Les solutions sont à trouver du côté des variétés. Comme des pratiques, des haies, ou de l’irrigation. Pour pouvoir se prémunir contre les phénomènes soudains qui surviendront localement et irrégulièrement (sécheresses, gel, vent, inondations…). Et sur le long terme, pour le nord de la France les scénarios du GIEC ou de Météo France font émerger une concentration des pluies l’hiver. Egalement un assèchement des sols sur la période printanière estivale. Si, niveau températures, il y a peu de risque pour la betterave ou la pomme de terre qui produisent toujours de la biomasse jusqu’à 30°C, l’accès à l’eau est par contre plus limitant, comme l’est la pression des ravageurs. Les pucerons ont par exemple gagné 20 % en nombre de générations dans l’année et en nombre d’espèces détectées.
Quid des céréales?
En céréales, jusqu’à présent, les années sèches sont dans le nord de la France plutôt synonymes de meilleurs rendements. Mais les irrégularités climatiques finiront par les faire baisser au global. Une tendance là encore déjà amorcée. La compétitivité des productions va diminuer, surtout par rapport à d’autres pays plus tempérés.

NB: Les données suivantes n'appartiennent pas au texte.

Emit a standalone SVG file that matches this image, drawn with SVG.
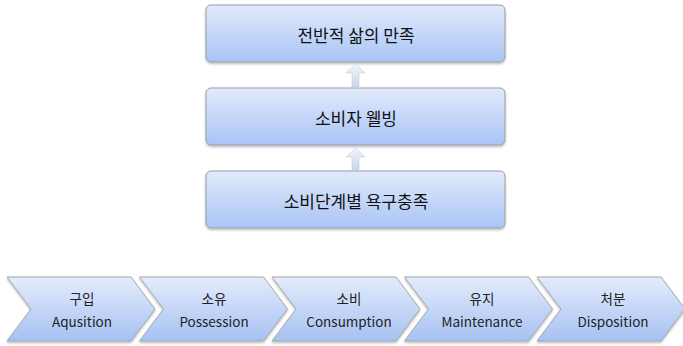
<svg xmlns="http://www.w3.org/2000/svg" width="683" height="346" viewBox="0 0 683 346">
<defs>
<linearGradient id="gBox" x1="0" y1="0" x2="0" y2="1">
<stop offset="0" stop-color="#e2eafb"/>
<stop offset="1" stop-color="#a9c4f5"/>
</linearGradient>
<linearGradient id="gChev" x1="0" y1="0" x2="0" y2="1">
<stop offset="0" stop-color="#e4ecfb"/>
<stop offset="1" stop-color="#a6c1f3"/>
</linearGradient>
<linearGradient id="gArr" x1="0" y1="0" x2="0" y2="1">
<stop offset="0" stop-color="#f2f5fb"/>
<stop offset="1" stop-color="#c9d6ec"/>
</linearGradient>
<filter id="sh" x="-10%" y="-20%" width="120%" height="150%">
<feDropShadow dx="0" dy="1.5" stdDeviation="1.2" flood-color="#000" flood-opacity="0.28"/>
</filter>
</defs>
<style>
.box{fill:url(#gBox);stroke:#9a9ea6;stroke-width:1;filter:url(#sh)}
.chev{fill:url(#gChev);stroke:#a3a7ad;stroke-width:1;filter:url(#sh)}
.arr{fill:url(#gArr);stroke:#c8ccd3;stroke-width:0.6}
.t16{font-family:"Noto Sans CJK KR","Noto Sans",sans-serif;font-size:17px;fill:#111;text-anchor:middle;dominant-baseline:central}
.t13{font-family:"Noto Sans CJK KR","Noto Sans",sans-serif;font-size:13.5px;fill:#222;text-anchor:middle;dominant-baseline:central}
</style>
<g id="box-satisfaction">
<rect class="box" x="206" y="5" width="299" height="57" rx="5"/>
<text class="t16" x="356" y="34">전반적 삶의 만족</text>
</g>
<g id="box-wellbeing">
<rect class="box" x="206" y="88" width="299" height="57" rx="5"/>
<text class="t16" x="356" y="117">소비자 웰빙</text>
</g>
<g id="box-needs">
<rect class="box" x="206" y="171" width="299" height="57" rx="5"/>
<text class="t16" x="356" y="200">소비단계별 욕구충족</text>
</g>
<g id="connectors">
<path class="arr" d="M355.5,64 L365,73 L359,73 L359,87 L352,87 L352,73 L346,73 Z"/>
<path class="arr" d="M355.5,148 L365,157 L359,157 L359,170 L352,170 L352,157 L346,157 Z"/>
</g>
<g id="stage-acquisition">
<path class="chev" d="M7,277 L131,277 L155,309 L131,341 L7,341 L31,309 Z"/>
<text class="t13" x="82" y="298">구입</text>
<text class="t13" x="82" y="321">Aqusition</text>
</g>
<g id="stage-possession">
<path class="chev" d="M139.5,277 L263.5,277 L287.5,309 L263.5,341 L139.5,341 L163.5,309 Z"/>
<text class="t13" x="214" y="298">소유</text>
<text class="t13" x="214" y="321">Possession</text>
</g>
<g id="stage-consumption">
<path class="chev" d="M272,277 L396,277 L420,309 L396,341 L272,341 L296,309 Z"/>
<text class="t13" x="349" y="298">소비</text>
<text class="t13" x="349" y="321">Consumption</text>
</g>
<g id="stage-maintenance">
<path class="chev" d="M404.5,277 L528.5,277 L552.5,309 L528.5,341 L404.5,341 L428.5,309 Z"/>
<text class="t13" x="482" y="298">유지</text>
<text class="t13" x="482" y="321">Maintenance</text>
</g>
<g id="stage-disposition">
<path class="chev" d="M537,277 L661,277 L685,309 L661,341 L537,341 L561,309 Z"/>
<text class="t13" x="613" y="298">처분</text>
<text class="t13" x="613" y="321">Disposition</text>
</g>
</svg>
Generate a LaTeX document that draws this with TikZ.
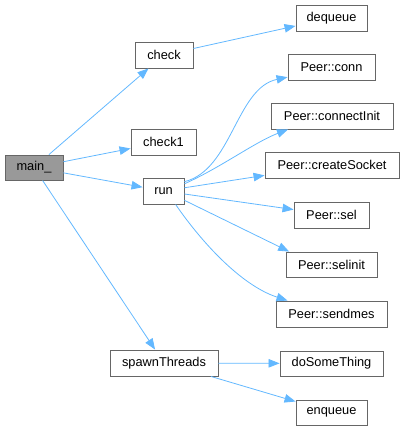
\documentclass[tikz,border=0pt]{standalone}
\usepackage{fontspec}
\setmainfont{Liberation Sans}
\usetikzlibrary{arrows.meta}
\definecolor{edgeblue}{HTML}{63B8FF}
\definecolor{boxborder}{HTML}{666666}
\definecolor{mainfill}{HTML}{999999}
\begin{document}
\begin{tikzpicture}[x=1pt,y=-1pt,
  fn/.style={draw=boxborder, line width=0.9pt, fill=white, inner sep=0pt,
    minimum height=26pt, font=\fontsize{12.8}{14}\selectfont, text=black},
  edge/.style={draw=edgeblue, line width=0.8pt, -{Triangle[length=11pt,width=8.5pt]}}]
\useasboundingbox (0,0) rectangle (404,431);
% nodes
\node[fn, fill=mainfill, minimum width=58pt, minimum height=25pt] (main) at (34,167.5) {main\_};
\node[fn, minimum width=58pt] (check) at (164,55) {check};
\node[fn, minimum width=65pt] (check1) at (163.5,142) {check1};
\node[fn, minimum width=41pt] (run) at (163.5,191) {run};
\node[fn, minimum width=108pt] (spawn) at (164,363) {spawnThreads};
\node[fn, minimum width=71pt] (dequeue) at (331.5,18) {dequeue};
\node[fn, minimum width=87pt] (conn) at (331.5,67) {Peer::conn};
\node[fn, minimum width=122pt] (cinit) at (332,116) {Peer::connectInit};
\node[fn, minimum width=134pt] (csock) at (332,165) {Peer::createSocket};
\node[fn, minimum width=75pt] (sel) at (331.5,215) {Peer::sel};
\node[fn, minimum width=91pt, minimum height=25pt] (selinit) at (331.5,264.5) {Peer::selinit};
\node[fn, minimum width=111pt] (sendmes) at (331.5,314) {Peer::sendmes};
\node[fn, minimum width=103pt, minimum height=25pt] (dosome) at (331.5,363.5) {doSomeThing};
\node[fn, minimum width=71pt, minimum height=25pt] (enqueue) at (331.5,412.5) {enqueue};
% edges
\draw[edge] (main) -- (check);
\draw[edge] (main) -- (check1);
\draw[edge] (main) -- (run);
\draw[edge] (main) -- (spawn);
\draw[edge] (check) -- (dequeue);
\draw[edge] (run.24) .. controls (232,170) and (236,88) .. (conn.193);
\draw[edge] (run.19) .. controls (220,168) and (255,142) .. (cinit.197);
\draw[edge] (run) -- (csock);
\draw[edge] (run) -- (sel);
\draw[edge] (run.-24) -- (selinit.163);
\draw[edge] (run.-48) .. controls (200,240) and (240,285) .. (sendmes.163);
\draw[edge] (spawn) -- (dosome);
\draw[edge] (spawn.-16.5) -- (enqueue.163);
\end{tikzpicture}
\end{document}
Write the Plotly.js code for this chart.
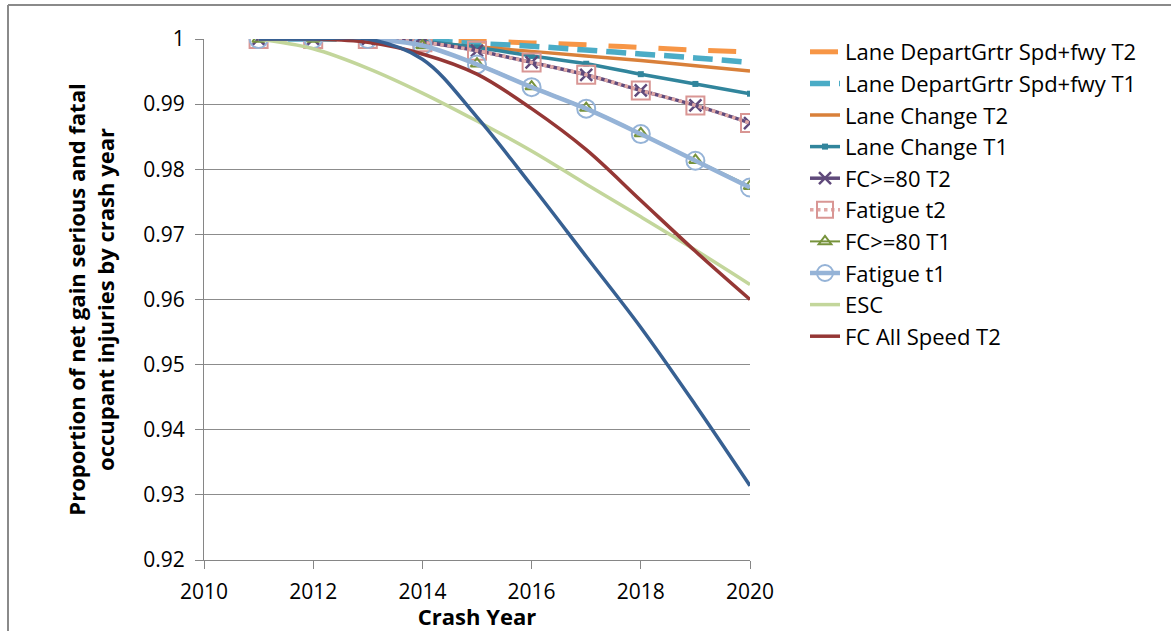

Les politiques publiques vont devoir aider à changer les cultures et les territoires pour s’adapter aux futurs marchés. Un travail sur le temps long, puisqu’implanter une nouvelle culture à grande échelle prend 10 à 15 ans.
En contre-exemple, Serge Zaka cite l’Espagne qui a construit beaucoup de réserves d’eau pour développer son agriculture. Mais ceci sans avoir adapté cultures ou pratiques, commence à voir ses réserves diminuer drastiquement et sa production globale inquiétée.
La betterave OK dans le Nord jusqu’en 2050
Concernant la betterave à sucre, elle est toujours adaptée au nord de la France jusqu’en 2050. Même si à cette période les années comme 2022 (8 périodes longues au-dessus de la moyenne) vont devenir la norme. Elle ne pourra pas être remplacée par la canne à sucre qui nécessite un climat tropical alors que ce sont les climats aquitain, pour la façade atlantique, et méditerranéen, pour l’intérieur des terres, qui vont remonter progressivement.